Soon after Yael Unna reconnected with her Monastir roots, she decided to join a tour organised by Rachel-Shelly Levy Drummer who was born in Skopje. She is currently the academic secretary of Bar Ilan University. She and the Israeli Ambassador to Macedonia, Dan Oryan initiated a project to restore the ancient Jewish cemetery of Monastir together with the local project manager in Bitola Maria Geras Dochovska.
Because there were enough people engaged in this project, Yael focused her attention on the living descendants of Monastir and began a painstaking campaign to rebuild it’s Jewish heritage. She engaged in intensive research visiting libraries and archives and ordering books on Monastir’s history. One of them by British traveler Mary Adele Walker published in 1864 contains beautiful descriptions of the Jewish women of Monastir sitting outside their houses crocheting items made of silver and gold thread. Through various leads, she began contacting people in Israel who were descendants of Monastir and the wider Macedonian Jewish community.
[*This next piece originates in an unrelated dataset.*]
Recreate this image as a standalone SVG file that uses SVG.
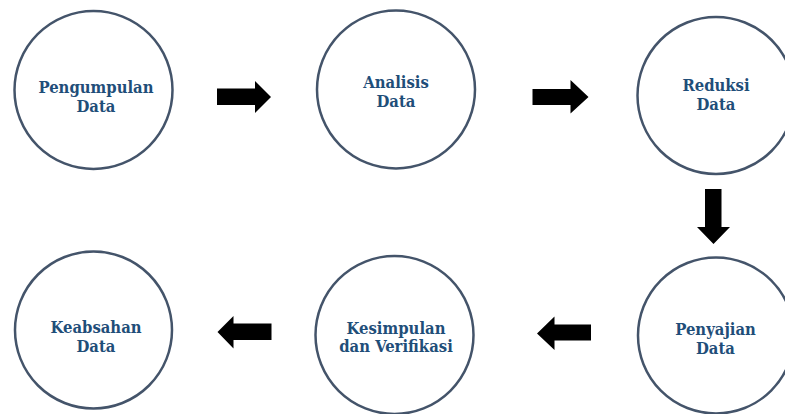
<svg xmlns="http://www.w3.org/2000/svg" width="785" height="414" viewBox="0 0 785 414">
<style>
.c{fill:#fff;stroke:#44546A;stroke-width:2.5}
.t{font-family:"DejaVu Serif Condensed","DejaVu Serif",serif;font-stretch:condensed;font-weight:bold;font-size:16.5px;fill:#1F4E79;text-anchor:middle}
.a{fill:#000}
</style>
<rect width="785" height="414" fill="#fff"/>
<g id="n1"><circle class="c" cx="93.5" cy="90" r="79"/><text class="t" x="96" y="92.5">Pengumpulan</text><text class="t" x="96" y="111.5">Data</text></g>
<g id="n2"><circle class="c" cx="396" cy="89.5" r="79"/><text class="t" x="396" y="87.5">Analisis</text><text class="t" x="396" y="106.5">Data</text></g>
<g id="n3"><circle class="c" cx="716" cy="95.5" r="78.5"/><text class="t" x="716" y="90.5">Reduksi</text><text class="t" x="716" y="110">Data</text></g>
<g id="n4"><circle class="c" cx="716" cy="335.5" r="78"/><text class="t" x="715.5" y="335">Penyajian</text><text class="t" x="715.5" y="354">Data</text></g>
<g id="n5"><circle class="c" cx="394.5" cy="335" r="79"/><text class="t" x="396" y="333.5">Kesimpulan</text><text class="t" x="396" y="352">dan Verifikasi</text></g>
<g id="n6"><circle class="c" cx="93.5" cy="330" r="78.5"/><text class="t" x="96" y="332.5">Keabsahan</text><text class="t" x="96" y="351.5">Data</text></g>
<g id="connectors">
<polygon class="a" points="217,88.5 255,88.5 255,81 271,97 255,113 255,105 217,105"/>
<polygon class="a" points="532.5,89 570.5,89 570.5,80 588.5,97 570.5,113.5 570.5,105 532.5,105"/>
<polygon class="a" points="705,189 721.5,189 721.5,227 730,227 713.5,244 697,227 705,227"/>
<polygon class="a" points="591,324.5 554.5,324.5 554.5,316.5 537,333.5 554.5,350 554.5,340.5 591,340.5"/>
<polygon class="a" points="271.5,323.5 233.5,323.5 233.5,316 217.5,332 233.5,348.5 233.5,340 271.5,340"/>
</g>
</svg>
“I got in touch with dozens of people by phone and together with other interested colleagues, organized an event in Jerusalem.” She told me.
“People came from all over the country and in the end we managed to accommodate 140 people at a venue in Jerusalem. It was an incredible evening of memoirs, pictures, stories and reconnections. It was then that I realized that we had uncovered a community of people yearning to connect with their rich heritage.”
Yael took over the Monastir Facebook site and in a very short space of time, membership went from 700 to 2700 friends. She then began to assemble materials including documents, photographs and artefacts which will be soon made available on a special website.
In 2017, taking her granddaughter Hadar with her, Yael went back to Monastir to attend the 75th anniversary memorial commemorating the deportation of the Jews. In front of a large crowd and in the presence of young German Christian volunteers who travelled from Germany, Yael spoke about the town’s Jewish heritage and her organization’s commitment to educating and enlightening future generations.
Today she heads up the Association of Descendants of Macedonian Jewry. She has made contact with many Jewish descendants of the region who live in Israel and abroad.
“Together we are salvaging our lost heritage. We are even trying to restore the original Synagogue of the Monastir Jews in Jerusalem. It was founded by Yagel Yaakov in the Old City in1888 and rebuilt and restored to its former glory in the New City neighborhood of Mekor Baruch in 1932.”
Knowing how much time and effort Yael devotes to the organization, I asked her what motivated her to become so intensely involved in this project.
“The more I learn about the life of this special old Sephardic community, the more I want its story to be told and it’s legacy preserved.” She explained.
Judging by the tremendous success of the project so far, Yael and her volunteer colleagues are well on their way to achieving their goals.